Task to carry out
Check each line below for the word "produces", and copy those that have it.

Data extract

-- Start --

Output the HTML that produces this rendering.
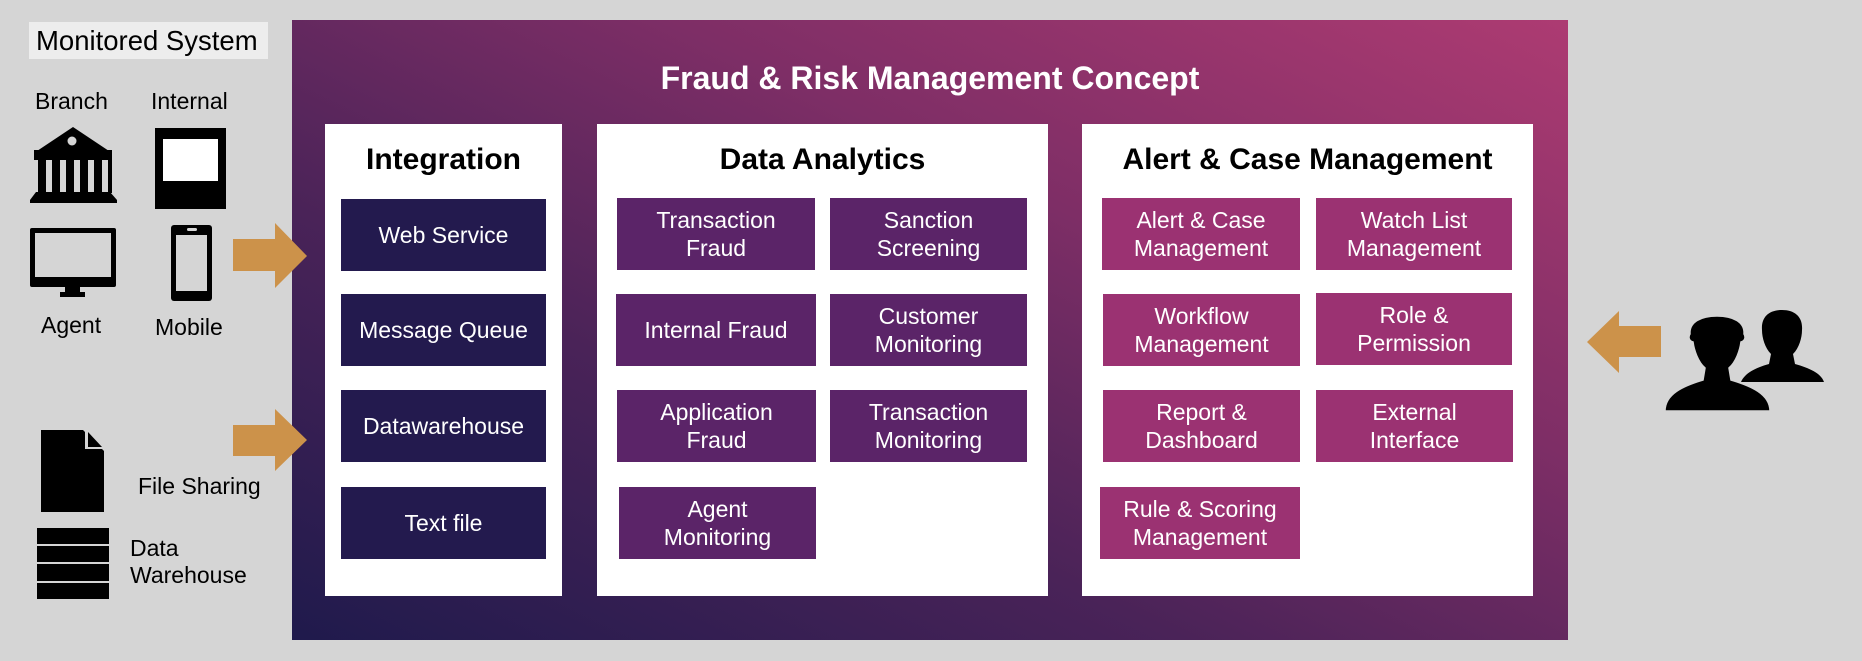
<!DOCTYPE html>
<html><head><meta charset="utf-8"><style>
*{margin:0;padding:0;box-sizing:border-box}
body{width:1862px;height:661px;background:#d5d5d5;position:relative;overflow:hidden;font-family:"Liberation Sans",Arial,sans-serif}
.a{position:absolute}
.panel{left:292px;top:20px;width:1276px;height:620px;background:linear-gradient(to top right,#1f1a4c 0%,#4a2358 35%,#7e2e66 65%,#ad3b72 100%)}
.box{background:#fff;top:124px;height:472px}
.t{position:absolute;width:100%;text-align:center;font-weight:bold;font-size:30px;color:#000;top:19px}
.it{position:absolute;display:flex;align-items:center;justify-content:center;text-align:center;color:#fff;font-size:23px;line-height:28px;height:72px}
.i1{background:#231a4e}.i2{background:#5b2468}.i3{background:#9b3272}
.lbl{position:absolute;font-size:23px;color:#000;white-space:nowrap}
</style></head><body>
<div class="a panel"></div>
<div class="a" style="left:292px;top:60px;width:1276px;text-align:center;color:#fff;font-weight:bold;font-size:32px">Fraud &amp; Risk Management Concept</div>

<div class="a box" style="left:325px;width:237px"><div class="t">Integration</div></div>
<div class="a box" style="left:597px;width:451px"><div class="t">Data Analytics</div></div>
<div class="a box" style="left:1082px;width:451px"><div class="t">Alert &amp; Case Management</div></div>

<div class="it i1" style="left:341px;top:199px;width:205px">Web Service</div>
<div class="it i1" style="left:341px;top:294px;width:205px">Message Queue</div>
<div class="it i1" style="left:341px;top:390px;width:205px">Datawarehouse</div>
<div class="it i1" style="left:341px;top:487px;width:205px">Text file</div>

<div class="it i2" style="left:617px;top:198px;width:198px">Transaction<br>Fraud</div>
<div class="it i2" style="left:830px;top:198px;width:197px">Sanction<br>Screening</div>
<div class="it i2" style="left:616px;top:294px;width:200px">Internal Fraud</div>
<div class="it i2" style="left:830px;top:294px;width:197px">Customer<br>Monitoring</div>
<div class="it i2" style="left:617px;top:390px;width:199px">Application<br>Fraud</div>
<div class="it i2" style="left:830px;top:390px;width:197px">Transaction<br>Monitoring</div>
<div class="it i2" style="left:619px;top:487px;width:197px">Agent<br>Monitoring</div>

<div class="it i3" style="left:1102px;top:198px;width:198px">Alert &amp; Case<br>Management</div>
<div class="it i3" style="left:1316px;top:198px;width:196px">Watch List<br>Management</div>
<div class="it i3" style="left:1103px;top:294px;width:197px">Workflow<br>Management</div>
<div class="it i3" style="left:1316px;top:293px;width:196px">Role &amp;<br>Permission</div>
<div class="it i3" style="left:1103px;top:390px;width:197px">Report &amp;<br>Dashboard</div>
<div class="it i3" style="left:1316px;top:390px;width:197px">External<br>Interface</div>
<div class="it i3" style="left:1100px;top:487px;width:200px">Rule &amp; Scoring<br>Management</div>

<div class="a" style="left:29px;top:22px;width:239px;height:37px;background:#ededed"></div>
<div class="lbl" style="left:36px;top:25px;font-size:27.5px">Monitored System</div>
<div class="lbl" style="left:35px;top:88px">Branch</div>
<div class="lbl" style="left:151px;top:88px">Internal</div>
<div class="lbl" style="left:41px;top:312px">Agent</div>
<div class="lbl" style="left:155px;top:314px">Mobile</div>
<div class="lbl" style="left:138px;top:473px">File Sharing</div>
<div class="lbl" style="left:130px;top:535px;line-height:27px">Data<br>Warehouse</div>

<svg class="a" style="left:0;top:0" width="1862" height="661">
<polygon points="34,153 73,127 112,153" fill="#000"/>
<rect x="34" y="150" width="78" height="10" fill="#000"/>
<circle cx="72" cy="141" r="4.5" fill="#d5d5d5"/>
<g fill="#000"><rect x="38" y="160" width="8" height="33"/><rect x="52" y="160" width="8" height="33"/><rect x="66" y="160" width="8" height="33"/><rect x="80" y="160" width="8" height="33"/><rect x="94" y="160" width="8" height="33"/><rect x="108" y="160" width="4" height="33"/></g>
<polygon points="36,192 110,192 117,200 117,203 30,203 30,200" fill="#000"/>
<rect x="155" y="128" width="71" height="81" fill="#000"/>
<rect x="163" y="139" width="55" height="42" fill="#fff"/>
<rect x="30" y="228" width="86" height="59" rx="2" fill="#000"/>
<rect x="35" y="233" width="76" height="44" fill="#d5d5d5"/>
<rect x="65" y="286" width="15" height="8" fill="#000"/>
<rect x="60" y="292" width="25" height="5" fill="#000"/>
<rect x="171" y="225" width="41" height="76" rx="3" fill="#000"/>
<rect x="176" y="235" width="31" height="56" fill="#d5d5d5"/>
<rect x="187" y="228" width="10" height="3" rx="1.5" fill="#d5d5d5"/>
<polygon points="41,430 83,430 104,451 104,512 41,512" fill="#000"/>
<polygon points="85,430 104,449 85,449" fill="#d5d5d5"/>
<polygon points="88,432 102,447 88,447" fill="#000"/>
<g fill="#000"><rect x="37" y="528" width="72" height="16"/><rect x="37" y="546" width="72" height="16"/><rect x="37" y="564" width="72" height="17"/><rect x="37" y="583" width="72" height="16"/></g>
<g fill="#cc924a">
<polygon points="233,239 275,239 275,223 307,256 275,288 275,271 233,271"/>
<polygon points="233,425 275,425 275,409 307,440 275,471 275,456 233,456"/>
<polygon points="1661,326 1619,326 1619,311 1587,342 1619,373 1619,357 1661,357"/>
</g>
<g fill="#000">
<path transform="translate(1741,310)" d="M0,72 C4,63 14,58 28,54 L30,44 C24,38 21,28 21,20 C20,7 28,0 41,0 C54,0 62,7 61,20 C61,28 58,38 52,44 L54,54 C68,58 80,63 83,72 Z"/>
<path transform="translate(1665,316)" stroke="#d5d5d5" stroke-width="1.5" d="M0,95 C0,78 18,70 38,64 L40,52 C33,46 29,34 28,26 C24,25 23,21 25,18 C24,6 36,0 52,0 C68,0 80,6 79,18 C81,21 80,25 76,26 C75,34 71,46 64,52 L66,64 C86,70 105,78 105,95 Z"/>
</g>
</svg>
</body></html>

-- End --
-- Start --

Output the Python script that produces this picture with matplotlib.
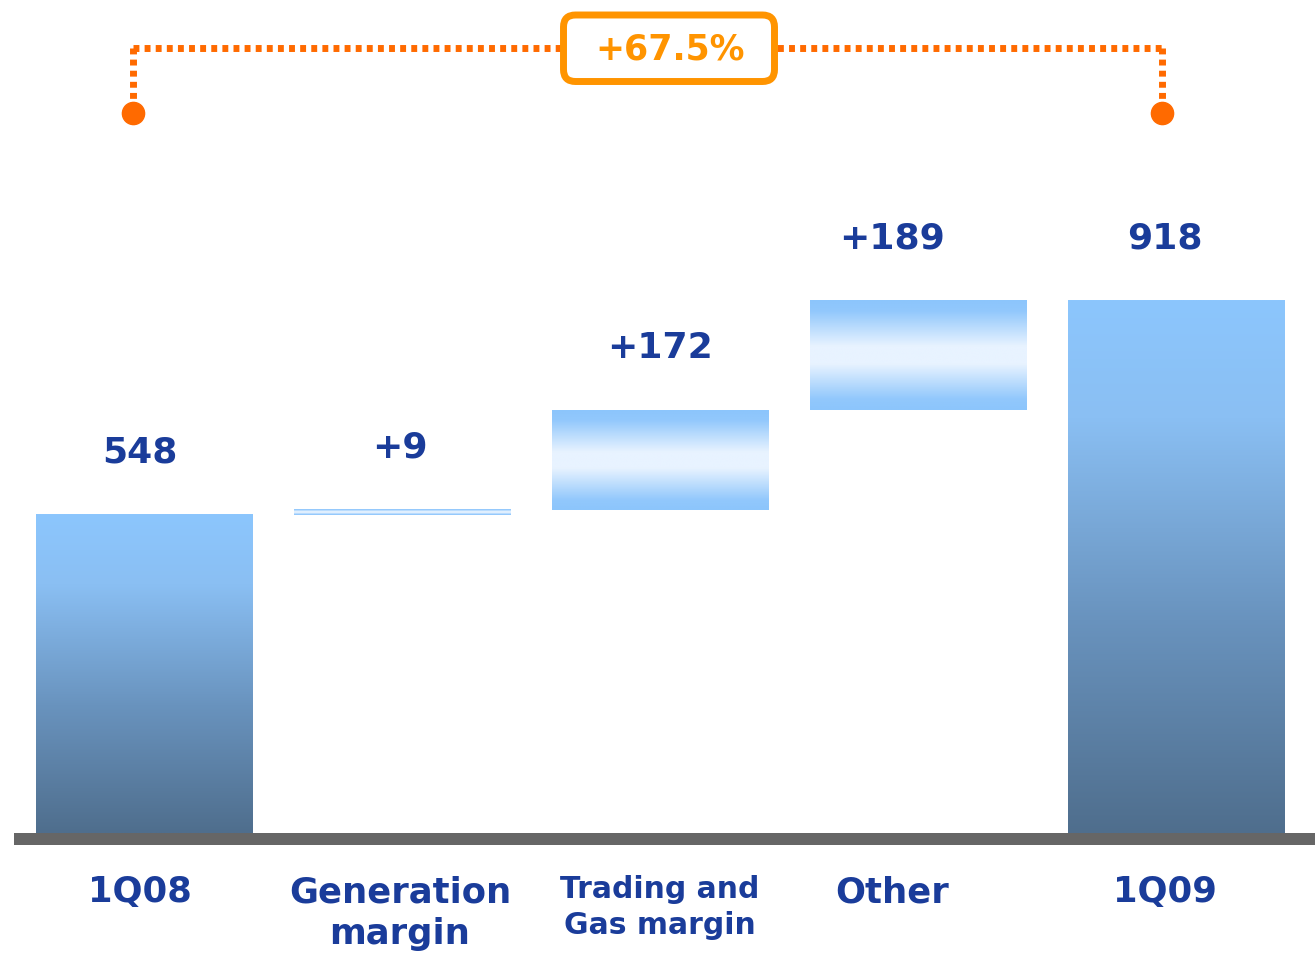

-- End --

Response
Output the HTML that produces this rendering.
Output the Python script that produces this picture with matplotlib.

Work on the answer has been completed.